Omg, how is it New Year’s Eve once again? On the one hand, I feel as though 2018 was the longest year of my life. It seems like much more than just 12 months ago that I sat down on the couch opposite Ryan Tubridy on The Late Late Show. But, on the other hand I can’t believe 2019 is already upon us. I guess time really does fly when you’re having a really tough year full of heartbreak and tears. Lol
Ok, so it wasn’t my best year. But it taught me a lot. My first experience of heartbreak taught me what pain is. It taught me never to compromise my sense of self again. It taught me that I’m more resilient than I give myself credit for, and that no matter what happens in the future, I’ll always bounce back.
Now that the 31st of December is here, a lot of us are thinking about what we want from the year ahead and whether or not making New Year’s resolutions will help us achieve that.
It’s easy to be sceptical about making resolutions. This is especially true for those of us who have made countless resolutions in the past but have invariably failed to keep them – which is pretty much everyone, right?
There is also the argument made by lots of people that the “New year, New me” mantra flies in the face of self love. I fully agree with this, but don’t think that setting resolutions and following that mantra are the same thing. I think it’s perfectly easy to set resolutions that come from self love and a deep desire to create the future you want.
Overall, I think New Year’s resolutions can be a really powerful catalyst for change and here’s why.
The Benefits of New Year’s Resolutions
One of the best things about setting resolutions is that it forces us to reflect on the year we’ve had. Reflection is so important for anyone who’s interested in personal growth. And although you can reflect at any time, when better than at the end close of another year.
A great way to do this is to journal.
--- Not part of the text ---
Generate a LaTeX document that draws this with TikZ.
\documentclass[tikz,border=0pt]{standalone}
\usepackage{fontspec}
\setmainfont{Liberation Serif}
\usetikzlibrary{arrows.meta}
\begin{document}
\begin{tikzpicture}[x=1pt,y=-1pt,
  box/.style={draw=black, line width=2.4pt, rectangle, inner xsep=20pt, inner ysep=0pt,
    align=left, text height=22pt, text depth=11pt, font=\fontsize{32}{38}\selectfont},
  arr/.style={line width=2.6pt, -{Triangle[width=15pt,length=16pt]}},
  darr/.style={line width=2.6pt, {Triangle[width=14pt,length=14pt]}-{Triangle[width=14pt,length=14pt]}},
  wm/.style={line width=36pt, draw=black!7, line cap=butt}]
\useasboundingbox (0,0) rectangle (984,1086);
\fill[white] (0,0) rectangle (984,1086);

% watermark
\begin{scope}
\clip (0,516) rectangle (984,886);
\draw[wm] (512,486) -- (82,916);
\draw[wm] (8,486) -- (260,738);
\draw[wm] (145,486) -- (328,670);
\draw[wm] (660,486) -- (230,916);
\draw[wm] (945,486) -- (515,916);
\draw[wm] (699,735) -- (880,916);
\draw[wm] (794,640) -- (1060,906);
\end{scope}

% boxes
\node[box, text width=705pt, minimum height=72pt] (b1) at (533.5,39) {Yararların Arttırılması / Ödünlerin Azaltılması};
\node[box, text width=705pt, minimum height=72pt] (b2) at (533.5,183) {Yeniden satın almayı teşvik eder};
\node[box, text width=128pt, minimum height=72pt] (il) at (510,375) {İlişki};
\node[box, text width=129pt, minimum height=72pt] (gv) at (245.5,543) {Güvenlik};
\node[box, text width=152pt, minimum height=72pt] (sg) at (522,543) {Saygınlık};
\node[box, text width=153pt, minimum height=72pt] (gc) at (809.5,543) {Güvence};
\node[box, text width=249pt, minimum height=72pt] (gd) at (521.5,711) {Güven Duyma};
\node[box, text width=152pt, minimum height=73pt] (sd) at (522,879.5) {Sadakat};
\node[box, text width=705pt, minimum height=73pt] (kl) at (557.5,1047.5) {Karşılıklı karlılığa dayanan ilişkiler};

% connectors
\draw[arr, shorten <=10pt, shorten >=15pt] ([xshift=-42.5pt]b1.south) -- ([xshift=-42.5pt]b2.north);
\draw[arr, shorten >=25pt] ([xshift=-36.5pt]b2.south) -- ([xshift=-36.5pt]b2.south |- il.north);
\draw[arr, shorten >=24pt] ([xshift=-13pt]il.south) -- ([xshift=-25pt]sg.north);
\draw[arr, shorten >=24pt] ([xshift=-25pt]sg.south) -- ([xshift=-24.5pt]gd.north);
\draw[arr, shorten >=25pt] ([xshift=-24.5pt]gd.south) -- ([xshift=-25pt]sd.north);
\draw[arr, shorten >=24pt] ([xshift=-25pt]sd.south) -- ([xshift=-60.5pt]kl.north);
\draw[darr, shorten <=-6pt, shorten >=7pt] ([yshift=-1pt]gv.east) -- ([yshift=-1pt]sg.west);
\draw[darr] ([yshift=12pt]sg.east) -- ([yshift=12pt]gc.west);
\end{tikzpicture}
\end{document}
You can simply scribble down the biggest experiences ofthe year and, using the mind map system, start writing down words to describe how those experiences made you feel. By doing this, you’ll soon notice patterns and common threads which will help you to really hone in on how you want to feel in 2019.
I think that setting resolutions helps us to really fine tune our personal identity. This is because our resolutions represent who we are.
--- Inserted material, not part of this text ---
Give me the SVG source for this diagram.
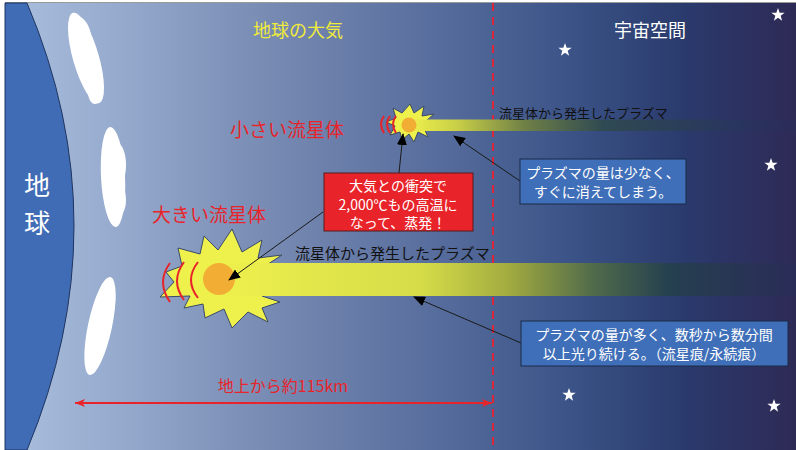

For example, one ofmy resolutions is to get more tattoos. This is because tattoos are something I really see as an important part of my personal style. Although I only have a few right now, it’s a side of myself that I really want to develop.
There’s no doubt about it, resolution setting really does help us to focus on what’s important to us, what we want to prioritise in the coming months, and how we want to feel at the end of 2019. It helps us to sort between the things we want and the things we really want.
Of course, setting a whole bunch of resolutions on December 31st 2018, and not giving them a moment’s thought until December 31st 2019 isn’t going to lead to much success. It’s crucial to check in with your resolutions throughout the year if you want to stay focused.
There’s something about setting resolutions that really helps to get some perspective on the year gone by, and make peace with it before we move on to the year ahead. For me, thos has been particularly important this year.
So much of what has happened in my life over the last 12 months has been painful, and I’ve felt very lost and out of control. In a way, I guess I’ve felt a little bit resentful and bitter. But I don’t want to take these feelings into 2019 with me.
Setting resolutions, looking back on the year gone by and thinking hard about the year ahead helps us to draw a line under 2018 and let go of whatever negativity it may have caused.
I’m not saying that we can simply move on from it, or that we can choose to not be affected by the things that have happened, but we can try to start with as clean a slate as possible. And I really do think that setting resolutions helps us do just that.
So, there you have it. I love making resolutions and those are the reasons why. I do understand why so many people feel so disenfranchised with the idea of New Year’s resolutions. But I remain a firm believer that setting clear, concise intentions which are motivated by self love can really help us create the future that we want and deserve.